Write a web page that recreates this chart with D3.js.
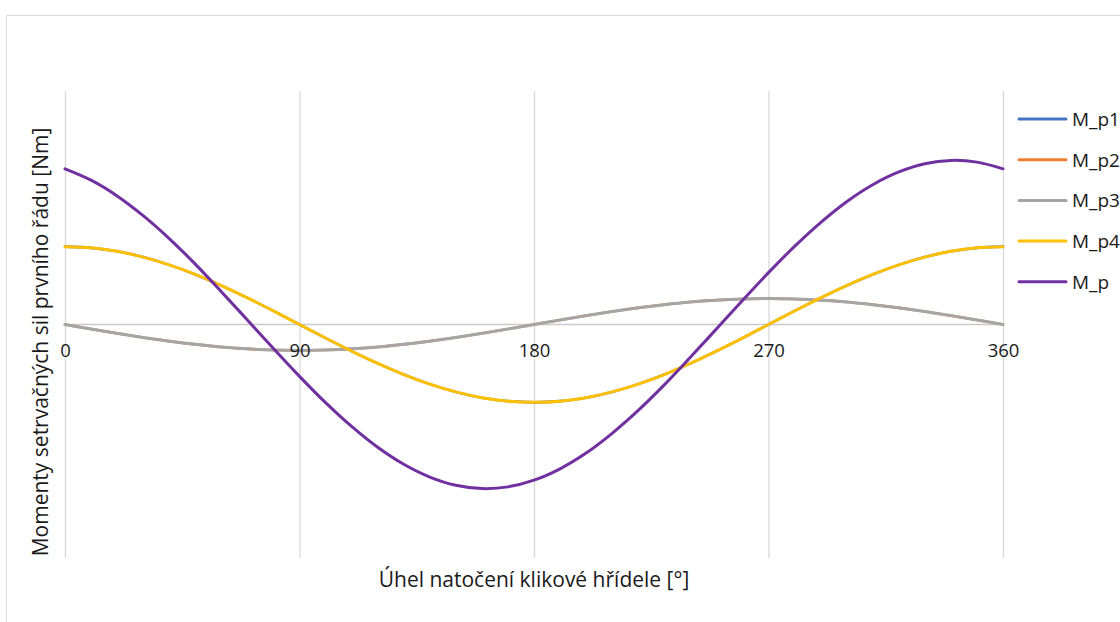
<!DOCTYPE html>
<html>
<head>
<meta charset="utf-8">
<script src="https://cdn.jsdelivr.net/npm/d3@7/dist/d3.min.js"></script>
<style>
  html, body { margin: 0; padding: 0; background: #fff; }
  svg { display: block; }
  text { font-family: "Open Sans", "Noto Sans", sans-serif; fill: #1a1a1a; }
</style>
</head>
<body>
<svg id="chart" width="1120" height="622"></svg>
<script>
// Crank angle [°]
const angles = [0,10,20,30,40,50,60,70,80,90,100,110,120,130,140,150,160,170,180,
  190,200,210,220,230,240,250,260,270,280,290,300,310,320,330,340,350,360];

// First-order inertia moments of the individual cylinders
const mp1 = [1,0.985,0.94,0.866,0.766,0.643,0.5,0.342,0.174,0,-0.174,-0.342,-0.5,-0.643,-0.766,-0.866,-0.94,-0.985,-1,
  -0.985,-0.94,-0.866,-0.766,-0.643,-0.5,-0.342,-0.174,0,0.174,0.342,0.5,0.643,0.766,0.866,0.94,0.985,1];
const mp2 = [0,-0.058,-0.114,-0.167,-0.214,-0.255,-0.289,-0.313,-0.328,-0.333,-0.328,-0.313,-0.289,-0.255,-0.214,-0.167,-0.114,-0.058,0,
  0.058,0.114,0.167,0.214,0.255,0.289,0.313,0.328,0.333,0.328,0.313,0.289,0.255,0.214,0.167,0.114,0.058,0];
const mp3 = [0,-0.058,-0.114,-0.167,-0.214,-0.255,-0.289,-0.313,-0.328,-0.333,-0.328,-0.313,-0.289,-0.255,-0.214,-0.167,-0.114,-0.058,0,
  0.058,0.114,0.167,0.214,0.255,0.289,0.313,0.328,0.333,0.328,0.313,0.289,0.255,0.214,0.167,0.114,0.058,0];
const mp4 = [1,0.985,0.94,0.866,0.766,0.643,0.5,0.342,0.174,0,-0.174,-0.342,-0.5,-0.643,-0.766,-0.866,-0.94,-0.985,-1,
  -0.985,-0.94,-0.866,-0.766,-0.643,-0.5,-0.342,-0.174,0,0.174,0.342,0.5,0.643,0.766,0.866,0.94,0.985,1];
// Resulting moment
const mp = [2,1.854,1.652,1.398,1.104,0.776,0.422,0.058,-0.308,-0.666,-1.004,-1.31,-1.578,-1.796,-1.96,-2.066,-2.108,-2.086,-2,
  -1.854,-1.652,-1.398,-1.104,-0.776,-0.422,-0.058,0.308,0.666,1.004,1.31,1.578,1.796,1.96,2.066,2.108,2.086,2];

const xTicks = [0, 90, 180, 270, 360];
const seriesNames = ["M_p1", "M_p2", "M_p3", "M_p4", "M_p"];
const seriesColors = ["#4472C4", "#ED7D31", "#A5A5A5", "#FFC000", "#7030A0"];
const seriesValues = [mp1, mp2, mp3, mp4, mp];

const svg = d3.select("#chart");

// Chart frame
svg.append("rect")
  .attr("x", 6.5).attr("y", 15.5)
  .attr("width", 1130).attr("height", 640)
  .attr("fill", "#fff").attr("stroke", "#d9d9d9").attr("stroke-width", 1);

const x = d3.scaleLinear().domain([0, 360]).range([65, 1003]);
const y = d3.scaleLinear().domain([-3, 3]).range([558, 91]);

// Vertical gridlines
svg.append("g")
  .selectAll("line")
  .data(xTicks)
  .join("line")
  .attr("x1", d => x(d) + 0.5).attr("x2", d => x(d) + 0.5)
  .attr("y1", y(3)).attr("y2", y(-3))
  .attr("stroke", "#d9d9d9").attr("stroke-width", 1.3);

// Horizontal axis through zero (line below the series, labels above them)
const xAxis = d3.axisBottom(x).tickValues(xTicks).tickSize(0).tickPadding(19)
  .tickFormat(d3.format("d"));
const gx = svg.append("g").attr("transform", `translate(0,${y(0)})`).call(xAxis);
gx.select(".domain").attr("stroke", "#c9c9c9").attr("stroke-width", 1.6);
gx.selectAll("text")
  .style("font-family", '"Open Sans", "Noto Sans", sans-serif')
  .style("font-size", "18.5px").attr("fill", "#1a1a1a");

// Series lines
const line = d3.line()
  .x((d, i) => x(angles[i]))
  .y(d => y(d))
  .curve(d3.curveCatmullRom);

svg.append("g")
  .selectAll("path")
  .data(seriesValues)
  .join("path")
  .attr("d", d => line(d))
  .attr("fill", "none")
  .attr("stroke", (d, i) => seriesColors[i])
  .attr("stroke-width", (d, i) => i < 2 ? 2.6 : 3)
  .attr("stroke-linecap", "round");

// Tick labels on top of the lines
svg.node().appendChild(gx.node());
gx.select(".domain").remove();
svg.insert("line", "g")
  .attr("x1", x(0)).attr("x2", x(360))
  .attr("y1", y(0)).attr("y2", y(0))
  .attr("stroke", "#c9c9c9").attr("stroke-width", 1.6);
// keep the frame beneath the zero line
svg.node().insertBefore(svg.select("rect").node(), svg.node().firstChild);

// Axis titles
svg.append("text")
  .attr("x", 534).attr("y", 587)
  .attr("text-anchor", "middle")
  .style("font-size", "21px")
  .text("Úhel natočení klikové hřídele [°]");

svg.append("text")
  .attr("transform", "translate(48,342) rotate(-90)")
  .attr("text-anchor", "middle")
  .style("font-size", "21px")
  .text("Momenty setrvačných sil prvního řádu [Nm]");

// Legend
const legend = svg.append("g")
  .selectAll("g")
  .data(seriesNames)
  .join("g")
  .attr("transform", (d, i) => `translate(1019,${119 + i * 40.7})`);
legend.append("line")
  .attr("x1", 0).attr("x2", 47)
  .attr("stroke", (d, i) => seriesColors[i])
  .attr("stroke-width", 3).attr("stroke-linecap", "round");
legend.append("text")
  .attr("x", 53).attr("y", 7)
  .style("font-size", "19px")
  .text(d => d);
</script>
</body>
</html>
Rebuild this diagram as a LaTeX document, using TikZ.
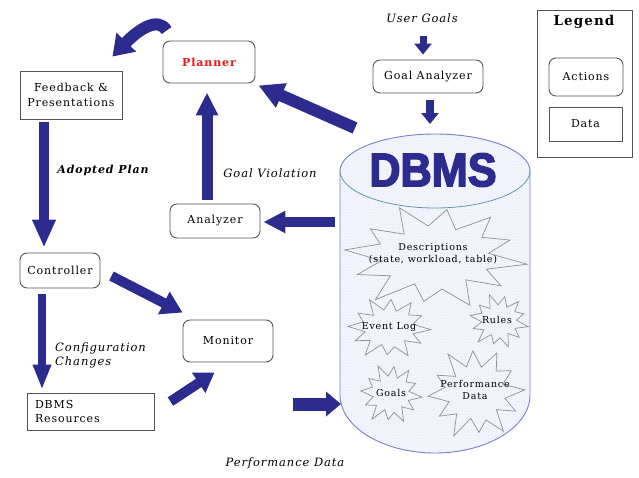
\documentclass[tikz,border=0pt]{standalone}
\usepackage{fontspec}
\setmainfont{DejaVu Serif}[LetterSpace=8]
\newfontfamily\dbmsfont{Liberation Sans}
\usetikzlibrary{arrows.meta,patterns}
\definecolor{arrowblue}{RGB}{44,44,142}
\definecolor{boxgray}{RGB}{85,85,85}
\definecolor{plannerred}{RGB}{235,20,20}
\definecolor{cylfill}{RGB}{242,245,252}
\definecolor{cyldots}{RGB}{212,220,238}
\definecolor{cylline}{RGB}{125,125,205}
\definecolor{cyltop}{RGB}{100,150,170}
\definecolor{burstgray}{RGB}{145,145,145}
\tikzset{
  action/.style={draw=boxgray, line width=0.9pt, rounded corners=7pt, fill=white,
    font=\fontsize{11}{14.5}\selectfont, inner sep=2pt},
  datab/.style={draw=boxgray, line width=0.9pt, fill=white,
    font=\fontsize{11}{14.5}\selectfont, inner sep=2pt},
  lbl/.style={font=\fontsize{11.5}{14}\selectfont\itshape, inner sep=0pt},
  barrow/.style={draw=arrowblue, line cap=butt},
  burst/.style={draw=burstgray, line width=0.7pt},
  btext/.style={font=\fontsize{9.5}{12}\selectfont, align=center, inner sep=0pt}
}
\newcommand\starburst[5]{%
  \draw[burst] ([shift={(#1,#2)}]#5:#3 and #4)
    \foreach \f [count=\k] in {0.6,0.9,0.55,1.0,0.62,0.86,0.56,1.04,0.6,0.9,0.58,0.98,0.64,0.88,0.55,1.02,0.6,0.92,0.57,0.97,0.63,0.87,0.58}
    { -- ([shift={(#1,#2)}]{#5+\k*15}:{#3*\f} and {#4*\f}) } -- cycle;}
\begin{document}
\begin{tikzpicture}[x=1pt,y=-1pt]
\path[use as bounding box, fill=white] (0,0) rectangle (639,477);

% ---- DBMS cylinder
\path[fill=cylfill, postaction={pattern=dots, pattern color=cyldots}] (340,171) -- (340,395) .. controls (340,427) and (383,453) .. (435,453)
  .. controls (487,453) and (530,427) .. (530,395) -- (530,171)
  .. controls (530,151) and (487,134) .. (435,134)
  .. controls (383,134) and (340,151) .. (340,171) -- cycle;
\draw[cylline, line width=0.9pt] (340,171) -- (340,395) .. controls (340,427) and (383,453) .. (435,453)
  .. controls (487,453) and (530,427) .. (530,395) -- (530,171)
  .. controls (530,151) and (487,134) .. (435,134)
  .. controls (383,134) and (340,151) .. (340,171);
\draw[cyltop, line width=0.8pt] (340,171) .. controls (340,191) and (383,208) .. (435,208)
  .. controls (487,208) and (530,191) .. (530,171);
\coordinate (dbms) at (435,290);
\node[text=arrowblue, font=\dbmsfont\fontsize{47}{50}\selectfont\bfseries, inner sep=0pt] (dbmslabel) at (433,170)
  {\scalebox{0.92}[1]{\special{pdf:literal 1.6 w 2 Tr}DBMS\special{pdf:literal 0 Tr 0.4 w}}};

% ---- starbursts
\starburst{435}{257}{93}{52}{8}
\node[btext] (desc) at (433,254) {Descriptions\\(state, workload, table)};
\starburst{389}{328}{42}{31}{3}
\node[btext] (evlog) at (389,327) {Event Log};
\starburst{499}{321}{30}{27}{12}
\node[btext] (rules) at (497,320) {Rules};
\starburst{391}{394}{31}{30}{6}
\node[btext] (goals) at (391,393) {Goals};
\starburst{476}{393}{49}{46}{-4}
\node[btext] (perf) at (475,390) {Performance\\Data};

% ---- nodes
\node[action, minimum width=92pt, minimum height=42pt] (planner) at (209,62)
  {\textcolor{plannerred}{\bfseries Planner}};
\node[datab, minimum width=102pt, minimum height=48pt, align=center] (feedback) at (71,95)
  {Feedback \&\\Presentations};
\node[action, minimum width=110pt, minimum height=33pt] (goalan) at (428,76.5) {Goal Analyzer};
\node[action, minimum width=90pt, minimum height=34pt] (analyzer) at (215,221) {Analyzer};
\node[action, minimum width=80pt, minimum height=35pt] (controller) at (60,270.5) {Controller};
\node[action, minimum width=90pt, minimum height=42pt] (monitor) at (228,341) {Monitor};
\node[datab, minimum width=127pt, minimum height=37pt, align=left, text width=111pt] (resources) at (90.5,411.5)
  {DBMS\\Resources};

% ---- legend
\node[datab, minimum width=95pt, minimum height=147pt] (legend) at (584.5,83.5) {};
\node[font=\fontsize{13.5}{15}\selectfont\bfseries, inner sep=0pt] (legendtitle) at (584,22) {Legend};
\node[action, minimum width=74pt, minimum height=38pt] (lact) at (586,77) {Actions};
\node[datab, minimum width=73pt, minimum height=34pt] (ldata) at (585.5,124) {Data};

% ---- labels
\node[lbl] (ugoals) at (422,18) {User Goals};
\node[lbl] (gviol) at (270,173) {Goal Violation};
\node[lbl, font=\fontsize{11}{14}\selectfont\bfseries\itshape] (adopted) at (103,170) {Adopted Plan};
\node[lbl, align=left, anchor=west] (config) at (55,355) {Configuration\\Changes};
\node[lbl] (perfd) at (285,463) {Performance Data};

% ---- arrows
\draw[barrow, line width=12pt, -{Triangle[length=20pt,width=26pt]}]
  ([shift={(4,-10)}]planner.north west) .. controls (158,16) and (138,30) .. ([shift={(-10,-14)}]feedback.north east);
\draw[barrow, line width=11pt, -{Triangle[length=23pt,width=21pt]}]
  ([shift={(-8,-4)}]analyzer.north) -- ([shift={(-2,9)}]planner.south);
\draw[barrow, line width=10pt, -{Triangle[length=28pt,width=22pt]}]
  ([shift={(-27,3)}]feedback.south) -- ([shift={(-16,-5)}]controller.north);
\draw[barrow, line width=10pt, -{Triangle[length=22pt,width=21pt]}]
  ([shift={(-100,-68)}]dbms) -- ([shift={(3,1)}]analyzer.east);
\draw[barrow, line width=12pt, -{Triangle[length=25pt,width=25pt]}]
  ([shift={(-80,-162)}]dbms) -- ([shift={(3,2)}]planner.south east);
\draw[barrow, line width=7pt, -{Triangle[length=11pt,width=17pt]}]
  ([shift={(1,13)}]ugoals.south) -- ([shift={(-5,-5)}]goalan.north);
\draw[barrow, line width=8pt, -{Triangle[length=11pt,width=17pt]}]
  ([shift={(2,7)}]goalan.south) -- ([shift={(-5,-166)}]dbms);
\draw[barrow, line width=10pt, -{Triangle[length=21pt,width=24pt]}]
  ([shift={(11,5.5)}]controller.east) -- ([shift={(0,-7)}]monitor.south west |- monitor.north);
\draw[barrow, line width=8pt, -{Triangle[length=25pt,width=17pt]}]
  ([shift={(-18,6)}]controller.south) -- ([shift={(-48.5,-3)}]resources.north);
\draw[barrow, line width=10pt, -{Triangle[length=19pt,width=23pt]}]
  ([shift={(16,9)}]resources.north east) -- ([shift={(32,10)}]monitor.south west);
\draw[barrow, line width=13pt, -{Triangle[length=15pt,width=24pt]}]
  ([shift={(-142,114)}]dbms) -- ([shift={(-94,114)}]dbms);
\end{tikzpicture}
\end{document}
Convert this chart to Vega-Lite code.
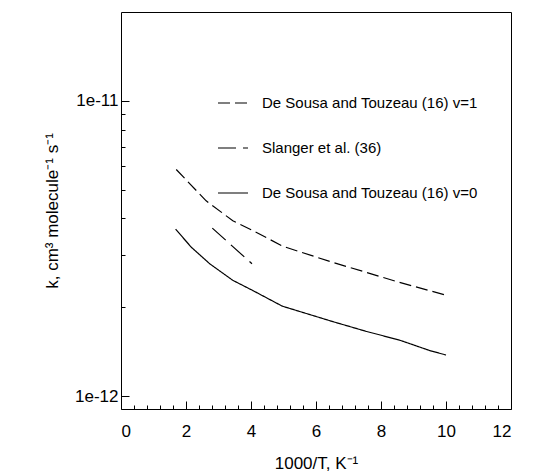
{
  "$schema": "https://vega.github.io/schema/vega-lite/v6.json",
  "width": 390,
  "height": 397,
  "autosize": "none",
  "padding": {"left": 121, "top": 12, "right": 25, "bottom": 64},
  "background": "white",
  "config": {
    "view": {"stroke": "black", "strokeWidth": 1},
    "font": "Liberation Sans",
    "axis": {"domain": false, "grid": false, "tickColor": "black", "labelColor": "black", "titleColor": "black", "labelFontSize": 17, "titleFontSize": 17, "titleFontWeight": "normal"}
  },
  "data": {"values": [
    {"series": "De Sousa and Touzeau (16) v=1", "x": 1.7, "k": 5.86e-12},
    {"series": "De Sousa and Touzeau (16) v=1", "x": 2.62, "k": 4.59e-12},
    {"series": "De Sousa and Touzeau (16) v=1", "x": 3.44, "k": 3.93e-12},
    {"series": "De Sousa and Touzeau (16) v=1", "x": 4.06, "k": 3.64e-12},
    {"series": "De Sousa and Touzeau (16) v=1", "x": 4.98, "k": 3.22e-12},
    {"series": "De Sousa and Touzeau (16) v=1", "x": 6.52, "k": 2.84e-12},
    {"series": "De Sousa and Touzeau (16) v=1", "x": 7.54, "k": 2.63e-12},
    {"series": "De Sousa and Touzeau (16) v=1", "x": 8.57, "k": 2.43e-12},
    {"series": "De Sousa and Touzeau (16) v=1", "x": 10.0, "k": 2.2e-12},
    {"series": "Slanger et al. (36)", "x": 2.81, "k": 3.71e-12},
    {"series": "Slanger et al. (36)", "x": 4.03, "k": 2.81e-12},
    {"series": "De Sousa and Touzeau (16) v=0", "x": 1.68, "k": 3.68e-12},
    {"series": "De Sousa and Touzeau (16) v=0", "x": 2.16, "k": 3.2e-12},
    {"series": "De Sousa and Touzeau (16) v=0", "x": 2.73, "k": 2.81e-12},
    {"series": "De Sousa and Touzeau (16) v=0", "x": 3.44, "k": 2.47e-12},
    {"series": "De Sousa and Touzeau (16) v=0", "x": 4.06, "k": 2.28e-12},
    {"series": "De Sousa and Touzeau (16) v=0", "x": 4.96, "k": 2.02e-12},
    {"series": "De Sousa and Touzeau (16) v=0", "x": 6.52, "k": 1.79e-12},
    {"series": "De Sousa and Touzeau (16) v=0", "x": 7.54, "k": 1.66e-12},
    {"series": "De Sousa and Touzeau (16) v=0", "x": 8.57, "k": 1.55e-12},
    {"series": "De Sousa and Touzeau (16) v=0", "x": 9.49, "k": 1.43e-12},
    {"series": "De Sousa and Touzeau (16) v=0", "x": 10.0, "k": 1.38e-12}
  ]},
  "layer": [
    {
      "mark": {"type": "line", "color": "black", "strokeWidth": 1.2},
      "encoding": {
        "x": {"field": "x", "type": "quantitative", "scale": {"domain": [0, 12], "nice": false},
              "axis": {"orient": "bottom", "values": [0, 2, 4, 6, 8, 10, 12], "tickSize": -8, "labelPadding": 22, "title": "1000/T, K⁻¹", "titlePadding": 16}},
        "y": {"field": "k", "type": "quantitative", "scale": {"type": "log", "domain": [9.06e-13, 2e-11], "nice": false},
              "axis": {"orient": "left", "values": [1e-12, 1e-11], "format": ".0e", "tickSize": -8, "labelPadding": 11, "title": "k, cm³ molecule⁻¹ s⁻¹", "titlePadding": 13}},
        "strokeDash": {"field": "series", "type": "nominal",
          "scale": {"domain": ["De Sousa and Touzeau (16) v=1", "Slanger et al. (36)", "De Sousa and Touzeau (16) v=0"], "range": [[12, 5], [18, 7], [1, 0]]},
          "legend": {"orient": "none", "legendX": 96, "legendY": 75, "title": null, "symbolType": "stroke", "symbolSize": 900, "symbolStrokeWidth": 1.2, "symbolStrokeColor": "black", "labelFontSize": 15, "labelColor": "black", "labelOffset": 13, "rowPadding": 21, "labelLimit": 400}}
      }
    },
    {
      "mark": {"type": "line", "opacity": 0},
      "encoding": {
        "x": {"field": "x", "type": "quantitative",
              "axis": {"orient": "bottom", "values": [0.4, 0.8, 1.2, 1.6, 2.4, 2.8, 3.2, 3.6, 4.4, 4.8, 5.2, 5.6, 6.4, 6.8, 7.2, 7.6, 8.4, 8.8, 9.2, 9.6, 10.4, 10.8, 11.2, 11.6], "tickSize": -4, "labels": false, "title": null}},
        "y": {"field": "k", "type": "quantitative",
              "axis": {"orient": "left", "values": [2e-12, 3e-12, 4e-12, 5e-12, 6e-12, 7e-12, 8e-12, 9e-12], "tickSize": -4, "labels": false, "title": null}},
        "detail": {"field": "series"}
      }
    }
  ],
  "resolve": {"axis": {"x": "independent", "y": "independent"}}
}
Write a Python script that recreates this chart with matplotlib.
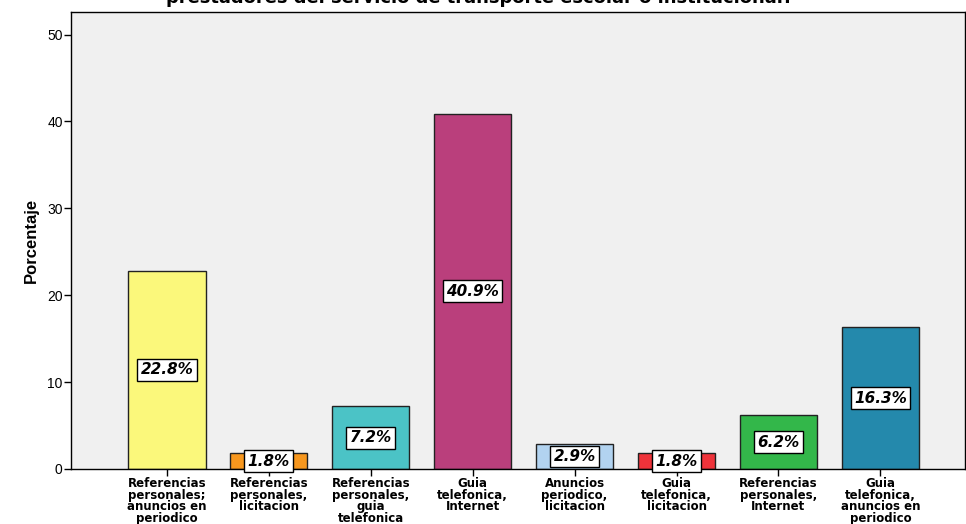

-=-=-

YOUR OBJECTIVE:
Looking back at the lines above, state how many contain the word "Write", and supply nothing besides the number.

IN RESPONSE:
2